▶ Your task:
Print the lines of the listing below verbatim from its first line through the line bearing "[100.0, 74.3, 71.1, 67.8], [61.0]]". Any pictures are to be omitted.

▶ Data:
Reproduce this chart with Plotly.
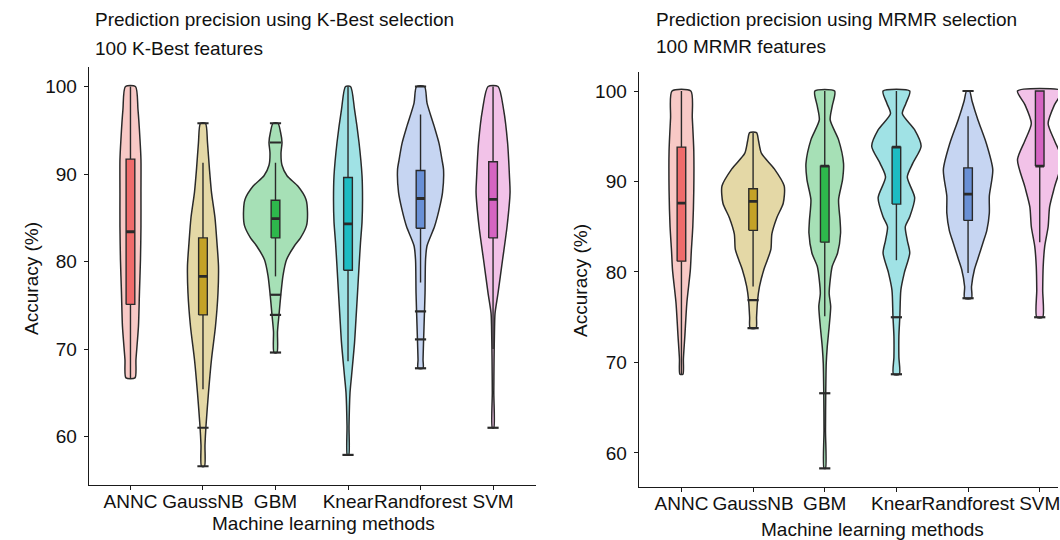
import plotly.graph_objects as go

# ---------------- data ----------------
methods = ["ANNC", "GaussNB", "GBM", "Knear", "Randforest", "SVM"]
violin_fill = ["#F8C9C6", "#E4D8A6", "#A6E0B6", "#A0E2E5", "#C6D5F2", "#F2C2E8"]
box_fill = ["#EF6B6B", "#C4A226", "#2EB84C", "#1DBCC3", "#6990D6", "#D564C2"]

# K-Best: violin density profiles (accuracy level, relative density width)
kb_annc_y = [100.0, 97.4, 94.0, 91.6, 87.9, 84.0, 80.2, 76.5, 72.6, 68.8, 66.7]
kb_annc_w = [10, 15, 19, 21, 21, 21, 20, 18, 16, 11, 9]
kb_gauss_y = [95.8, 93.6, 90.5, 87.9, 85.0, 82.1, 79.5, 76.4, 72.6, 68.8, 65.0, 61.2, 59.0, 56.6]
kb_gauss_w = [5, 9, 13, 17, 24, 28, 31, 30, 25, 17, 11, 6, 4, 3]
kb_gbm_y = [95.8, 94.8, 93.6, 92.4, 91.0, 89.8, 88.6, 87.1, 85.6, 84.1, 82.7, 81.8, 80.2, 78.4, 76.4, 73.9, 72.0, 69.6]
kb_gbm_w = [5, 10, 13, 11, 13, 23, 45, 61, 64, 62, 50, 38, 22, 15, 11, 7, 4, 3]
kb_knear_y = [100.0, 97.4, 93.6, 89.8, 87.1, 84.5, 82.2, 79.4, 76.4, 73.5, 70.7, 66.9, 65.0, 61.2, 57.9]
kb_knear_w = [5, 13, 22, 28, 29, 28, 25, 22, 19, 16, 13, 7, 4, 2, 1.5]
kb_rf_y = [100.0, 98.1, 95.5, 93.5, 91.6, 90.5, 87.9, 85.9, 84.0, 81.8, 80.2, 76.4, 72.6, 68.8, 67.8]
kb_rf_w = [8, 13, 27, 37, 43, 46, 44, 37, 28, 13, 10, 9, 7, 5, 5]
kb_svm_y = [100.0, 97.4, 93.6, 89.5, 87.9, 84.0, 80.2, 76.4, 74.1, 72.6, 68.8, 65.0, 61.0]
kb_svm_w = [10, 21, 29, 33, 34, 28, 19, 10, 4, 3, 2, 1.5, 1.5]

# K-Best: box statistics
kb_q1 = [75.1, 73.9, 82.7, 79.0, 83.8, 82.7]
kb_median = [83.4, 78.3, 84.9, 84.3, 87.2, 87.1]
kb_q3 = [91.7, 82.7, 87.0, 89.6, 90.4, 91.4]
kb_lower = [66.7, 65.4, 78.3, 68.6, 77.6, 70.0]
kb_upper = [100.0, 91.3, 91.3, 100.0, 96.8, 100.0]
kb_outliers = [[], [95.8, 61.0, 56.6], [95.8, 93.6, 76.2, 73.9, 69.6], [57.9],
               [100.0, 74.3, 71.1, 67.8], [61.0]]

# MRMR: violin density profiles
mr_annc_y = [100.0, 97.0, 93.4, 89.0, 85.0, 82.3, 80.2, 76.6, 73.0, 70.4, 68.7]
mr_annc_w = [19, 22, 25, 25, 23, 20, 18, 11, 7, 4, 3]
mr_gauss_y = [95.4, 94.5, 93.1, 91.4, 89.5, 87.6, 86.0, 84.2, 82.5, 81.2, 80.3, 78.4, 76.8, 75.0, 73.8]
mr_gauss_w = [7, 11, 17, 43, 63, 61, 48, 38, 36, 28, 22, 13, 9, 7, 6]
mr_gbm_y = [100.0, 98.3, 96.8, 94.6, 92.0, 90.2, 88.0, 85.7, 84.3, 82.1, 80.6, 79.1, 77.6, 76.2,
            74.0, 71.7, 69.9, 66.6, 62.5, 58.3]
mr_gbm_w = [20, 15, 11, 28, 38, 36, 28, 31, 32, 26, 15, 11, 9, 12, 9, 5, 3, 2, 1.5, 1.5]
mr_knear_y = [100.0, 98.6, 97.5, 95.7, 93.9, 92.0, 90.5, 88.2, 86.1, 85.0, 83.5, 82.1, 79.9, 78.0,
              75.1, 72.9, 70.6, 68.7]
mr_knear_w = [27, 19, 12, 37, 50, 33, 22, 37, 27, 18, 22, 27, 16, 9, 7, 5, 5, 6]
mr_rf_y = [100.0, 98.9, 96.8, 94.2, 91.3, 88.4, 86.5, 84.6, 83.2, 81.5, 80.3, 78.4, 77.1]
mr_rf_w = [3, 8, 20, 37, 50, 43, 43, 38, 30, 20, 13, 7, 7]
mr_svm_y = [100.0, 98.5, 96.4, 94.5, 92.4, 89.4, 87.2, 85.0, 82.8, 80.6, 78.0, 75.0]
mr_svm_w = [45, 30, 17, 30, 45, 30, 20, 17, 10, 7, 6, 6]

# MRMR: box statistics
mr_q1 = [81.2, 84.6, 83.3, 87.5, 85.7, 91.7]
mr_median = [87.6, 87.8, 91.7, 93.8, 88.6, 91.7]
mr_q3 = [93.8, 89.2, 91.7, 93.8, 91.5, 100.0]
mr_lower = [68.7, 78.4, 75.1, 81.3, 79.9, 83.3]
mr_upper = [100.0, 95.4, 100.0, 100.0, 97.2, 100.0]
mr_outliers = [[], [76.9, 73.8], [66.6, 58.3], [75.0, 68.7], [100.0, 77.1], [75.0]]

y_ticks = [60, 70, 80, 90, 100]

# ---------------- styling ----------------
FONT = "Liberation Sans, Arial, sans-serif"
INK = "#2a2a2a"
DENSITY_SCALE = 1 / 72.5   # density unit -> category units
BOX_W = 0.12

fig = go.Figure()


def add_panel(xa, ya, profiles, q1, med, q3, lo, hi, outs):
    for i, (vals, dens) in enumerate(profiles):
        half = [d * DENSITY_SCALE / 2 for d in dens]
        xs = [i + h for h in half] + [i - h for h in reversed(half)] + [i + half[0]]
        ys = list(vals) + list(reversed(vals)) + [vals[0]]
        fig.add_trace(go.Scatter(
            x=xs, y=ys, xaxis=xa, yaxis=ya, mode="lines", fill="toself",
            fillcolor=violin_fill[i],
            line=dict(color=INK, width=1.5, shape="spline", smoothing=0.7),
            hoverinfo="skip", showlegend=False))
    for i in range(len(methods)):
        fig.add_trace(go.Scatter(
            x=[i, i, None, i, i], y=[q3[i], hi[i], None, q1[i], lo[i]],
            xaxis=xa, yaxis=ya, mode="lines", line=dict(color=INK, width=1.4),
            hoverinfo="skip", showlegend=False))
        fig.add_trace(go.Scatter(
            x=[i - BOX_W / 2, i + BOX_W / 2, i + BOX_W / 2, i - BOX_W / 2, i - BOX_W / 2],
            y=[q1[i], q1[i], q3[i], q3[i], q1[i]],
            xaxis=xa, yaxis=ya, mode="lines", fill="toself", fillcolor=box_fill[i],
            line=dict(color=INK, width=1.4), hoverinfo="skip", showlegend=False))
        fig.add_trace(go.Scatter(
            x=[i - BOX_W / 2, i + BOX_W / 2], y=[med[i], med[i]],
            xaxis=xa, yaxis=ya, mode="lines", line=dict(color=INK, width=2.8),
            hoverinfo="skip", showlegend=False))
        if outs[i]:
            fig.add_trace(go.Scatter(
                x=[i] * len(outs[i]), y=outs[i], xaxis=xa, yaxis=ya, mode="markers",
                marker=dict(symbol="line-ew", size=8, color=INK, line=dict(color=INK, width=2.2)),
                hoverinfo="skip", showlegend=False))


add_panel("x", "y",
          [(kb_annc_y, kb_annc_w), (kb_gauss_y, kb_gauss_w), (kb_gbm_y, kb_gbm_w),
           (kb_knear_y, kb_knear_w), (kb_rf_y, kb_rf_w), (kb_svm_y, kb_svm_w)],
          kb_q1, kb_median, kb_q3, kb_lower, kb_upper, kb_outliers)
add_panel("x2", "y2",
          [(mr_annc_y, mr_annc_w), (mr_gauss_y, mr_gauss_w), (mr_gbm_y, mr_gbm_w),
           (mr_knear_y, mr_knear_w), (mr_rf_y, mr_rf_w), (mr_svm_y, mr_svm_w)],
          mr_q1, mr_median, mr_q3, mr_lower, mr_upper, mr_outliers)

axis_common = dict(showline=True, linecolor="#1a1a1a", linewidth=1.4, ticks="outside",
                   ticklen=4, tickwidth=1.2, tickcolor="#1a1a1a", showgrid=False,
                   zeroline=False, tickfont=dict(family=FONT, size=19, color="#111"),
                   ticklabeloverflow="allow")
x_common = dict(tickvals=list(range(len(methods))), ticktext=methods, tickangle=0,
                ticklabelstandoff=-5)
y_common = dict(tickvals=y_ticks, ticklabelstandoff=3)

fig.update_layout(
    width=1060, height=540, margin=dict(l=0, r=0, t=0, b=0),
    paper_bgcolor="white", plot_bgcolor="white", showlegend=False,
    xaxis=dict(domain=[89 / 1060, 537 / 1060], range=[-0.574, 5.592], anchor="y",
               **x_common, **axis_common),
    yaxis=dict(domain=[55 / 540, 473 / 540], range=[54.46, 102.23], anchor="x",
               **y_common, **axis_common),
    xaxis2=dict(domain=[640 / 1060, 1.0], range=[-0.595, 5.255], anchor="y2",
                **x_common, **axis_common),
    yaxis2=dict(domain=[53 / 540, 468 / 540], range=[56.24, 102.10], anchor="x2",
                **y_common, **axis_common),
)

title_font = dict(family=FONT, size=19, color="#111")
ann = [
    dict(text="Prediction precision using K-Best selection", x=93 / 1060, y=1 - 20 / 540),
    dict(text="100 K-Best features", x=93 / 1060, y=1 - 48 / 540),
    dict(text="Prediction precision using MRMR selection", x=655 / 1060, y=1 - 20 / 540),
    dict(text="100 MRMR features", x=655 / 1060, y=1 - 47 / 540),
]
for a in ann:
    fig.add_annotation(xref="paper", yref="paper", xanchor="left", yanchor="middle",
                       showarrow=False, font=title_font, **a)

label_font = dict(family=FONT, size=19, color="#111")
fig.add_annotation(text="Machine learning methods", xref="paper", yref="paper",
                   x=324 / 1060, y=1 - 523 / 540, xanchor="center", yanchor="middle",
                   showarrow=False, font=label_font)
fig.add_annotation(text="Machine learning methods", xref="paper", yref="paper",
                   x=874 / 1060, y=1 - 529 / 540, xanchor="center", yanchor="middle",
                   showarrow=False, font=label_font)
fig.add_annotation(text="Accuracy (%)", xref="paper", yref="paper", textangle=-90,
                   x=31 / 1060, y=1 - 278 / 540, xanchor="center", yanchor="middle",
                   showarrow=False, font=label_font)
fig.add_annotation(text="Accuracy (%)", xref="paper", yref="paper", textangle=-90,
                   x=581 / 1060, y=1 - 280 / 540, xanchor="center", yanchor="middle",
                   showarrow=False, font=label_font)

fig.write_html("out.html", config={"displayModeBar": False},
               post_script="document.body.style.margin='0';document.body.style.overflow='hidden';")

▶ Final result:
Reproduce this chart with Plotly.
import plotly.graph_objects as go

# ---------------- data ----------------
methods = ["ANNC", "GaussNB", "GBM", "Knear", "Randforest", "SVM"]
violin_fill = ["#F8C9C6", "#E4D8A6", "#A6E0B6", "#A0E2E5", "#C6D5F2", "#F2C2E8"]
box_fill = ["#EF6B6B", "#C4A226", "#2EB84C", "#1DBCC3", "#6990D6", "#D564C2"]

# K-Best: violin density profiles (accuracy level, relative density width)
kb_annc_y = [100.0, 97.4, 94.0, 91.6, 87.9, 84.0, 80.2, 76.5, 72.6, 68.8, 66.7]
kb_annc_w = [10, 15, 19, 21, 21, 21, 20, 18, 16, 11, 9]
kb_gauss_y = [95.8, 93.6, 90.5, 87.9, 85.0, 82.1, 79.5, 76.4, 72.6, 68.8, 65.0, 61.2, 59.0, 56.6]
kb_gauss_w = [5, 9, 13, 17, 24, 28, 31, 30, 25, 17, 11, 6, 4, 3]
kb_gbm_y = [95.8, 94.8, 93.6, 92.4, 91.0, 89.8, 88.6, 87.1, 85.6, 84.1, 82.7, 81.8, 80.2, 78.4, 76.4, 73.9, 72.0, 69.6]
kb_gbm_w = [5, 10, 13, 11, 13, 23, 45, 61, 64, 62, 50, 38, 22, 15, 11, 7, 4, 3]
kb_knear_y = [100.0, 97.4, 93.6, 89.8, 87.1, 84.5, 82.2, 79.4, 76.4, 73.5, 70.7, 66.9, 65.0, 61.2, 57.9]
kb_knear_w = [5, 13, 22, 28, 29, 28, 25, 22, 19, 16, 13, 7, 4, 2, 1.5]
kb_rf_y = [100.0, 98.1, 95.5, 93.5, 91.6, 90.5, 87.9, 85.9, 84.0, 81.8, 80.2, 76.4, 72.6, 68.8, 67.8]
kb_rf_w = [8, 13, 27, 37, 43, 46, 44, 37, 28, 13, 10, 9, 7, 5, 5]
kb_svm_y = [100.0, 97.4, 93.6, 89.5, 87.9, 84.0, 80.2, 76.4, 74.1, 72.6, 68.8, 65.0, 61.0]
kb_svm_w = [10, 21, 29, 33, 34, 28, 19, 10, 4, 3, 2, 1.5, 1.5]

# K-Best: box statistics
kb_q1 = [75.1, 73.9, 82.7, 79.0, 83.8, 82.7]
kb_median = [83.4, 78.3, 84.9, 84.3, 87.2, 87.1]
kb_q3 = [91.7, 82.7, 87.0, 89.6, 90.4, 91.4]
kb_lower = [66.7, 65.4, 78.3, 68.6, 77.6, 70.0]
kb_upper = [100.0, 91.3, 91.3, 100.0, 96.8, 100.0]
kb_outliers = [[], [95.8, 61.0, 56.6], [95.8, 93.6, 76.2, 73.9, 69.6], [57.9],
               [100.0, 74.3, 71.1, 67.8], [61.0]]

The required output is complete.